» **SET PROBLEM**
The listing below begins with the first line you should copy; stop after the line containing "pw = W - L - R", and drop every picture.

──────── DATA SEGMENT ────────

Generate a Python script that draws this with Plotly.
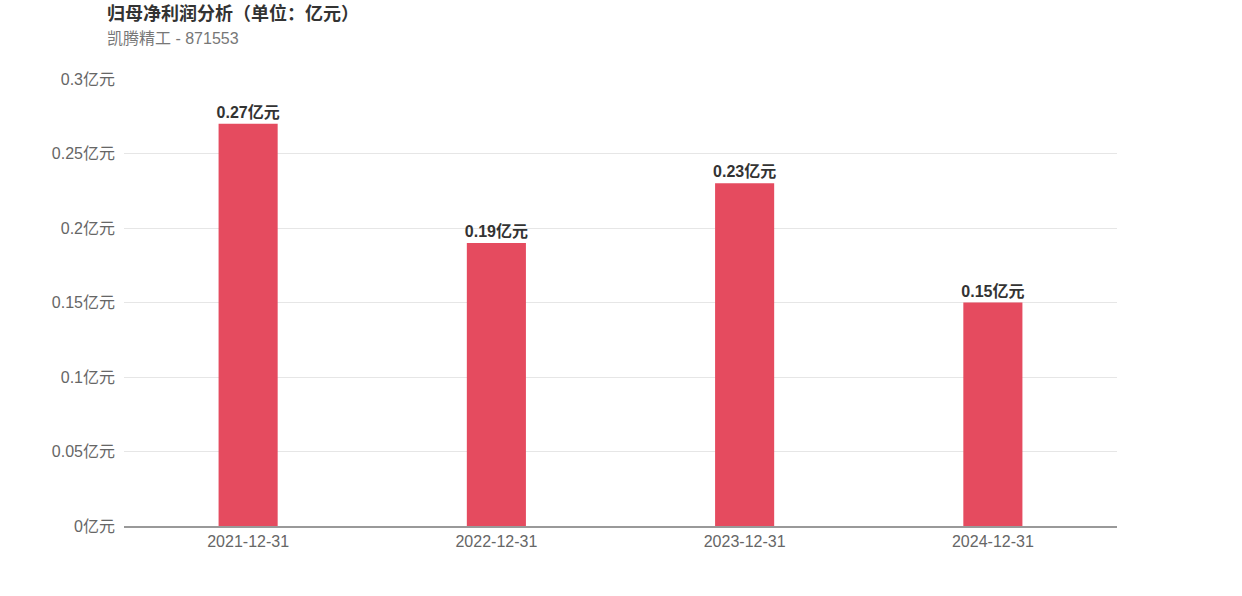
import plotly.graph_objects as go

categories = ["2021-12-31", "2022-12-31", "2023-12-31", "2024-12-31"]
values = [0.27, 0.19, 0.23, 0.15]
labels = ["0.27亿元", "0.19亿元", "0.23亿元", "0.15亿元"]
y_tickvals = [0, 0.05, 0.1, 0.15, 0.2, 0.25, 0.3]
y_ticktext = ["0亿元", "0.05亿元", "0.1亿元", "0.15亿元", "0.2亿元", "0.25亿元", "0.3亿元"]

FONT = "Liberation Sans, Arial, Noto Sans CJK SC, sans-serif"

fig = go.Figure(go.Bar(
    x=categories, y=values, text=labels, textposition="outside",
    textfont=dict(size=16, color="#333333", family=FONT, weight="bold"),
    marker=dict(color="#e54b5f", line=dict(width=0)),
    width=0.238, cliponaxis=False, constraintext="none", hoverinfo="skip",
))

W, H = 1242, 596
L, R, T, B = 124, 125, 79, 70
ph = H - T - B
pw = W - L - R

fig.update_layout(
    width=W, height=H,
    margin=dict(l=L, r=R, t=T, b=B, autoexpand=False),
    paper_bgcolor="white", plot_bgcolor="white",
    font=dict(family=FONT, size=16, color="#666666"),
    showlegend=False,
    xaxis=dict(type="category", showgrid=False, showline=True, linecolor="#999999",
               linewidth=1.5, ticks="", tickfont=dict(size=16, color="#666666")),
    yaxis=dict(range=[0, 0.3], tickvals=y_tickvals, ticktext=y_ticktext,
               showgrid=True, gridcolor="#e6e6e6", gridwidth=1, zeroline=False,
               showline=False, ticks="", ticklabelstandoff=8,
               tickfont=dict(size=16, color="#666666")),
    annotations=[
        dict(text="<b>归母净利润分析（单位：亿元）</b>", xref="paper", yref="paper",
             x=(105 - L) / pw, y=1 + (T - 13) / ph, xanchor="left", yanchor="middle",
             showarrow=False, font=dict(size=18, color="#333333", family=FONT)),
        dict(text="凯腾精工 - 871553", xref="paper", yref="paper",
             x=(105 - L) / pw, y=1 + (T - 39) / ph, xanchor="left", yanchor="middle",
             showarrow=False, font=dict(size=16, color="#777777", family=FONT)),
    ],
)

fig.write_html("out.html", config={"displayModeBar": False},
               post_script="document.body.style.margin='0';")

────────

» **ANSWER TO THE EXERCISE**
Generate a Python script that draws this with Plotly.
import plotly.graph_objects as go

categories = ["2021-12-31", "2022-12-31", "2023-12-31", "2024-12-31"]
values = [0.27, 0.19, 0.23, 0.15]
labels = ["0.27亿元", "0.19亿元", "0.23亿元", "0.15亿元"]
y_tickvals = [0, 0.05, 0.1, 0.15, 0.2, 0.25, 0.3]
y_ticktext = ["0亿元", "0.05亿元", "0.1亿元", "0.15亿元", "0.2亿元", "0.25亿元", "0.3亿元"]

FONT = "Liberation Sans, Arial, Noto Sans CJK SC, sans-serif"

fig = go.Figure(go.Bar(
    x=categories, y=values, text=labels, textposition="outside",
    textfont=dict(size=16, color="#333333", family=FONT, weight="bold"),
    marker=dict(color="#e54b5f", line=dict(width=0)),
    width=0.238, cliponaxis=False, constraintext="none", hoverinfo="skip",
))

W, H = 1242, 596
L, R, T, B = 124, 125, 79, 70
ph = H - T - B
pw = W - L - R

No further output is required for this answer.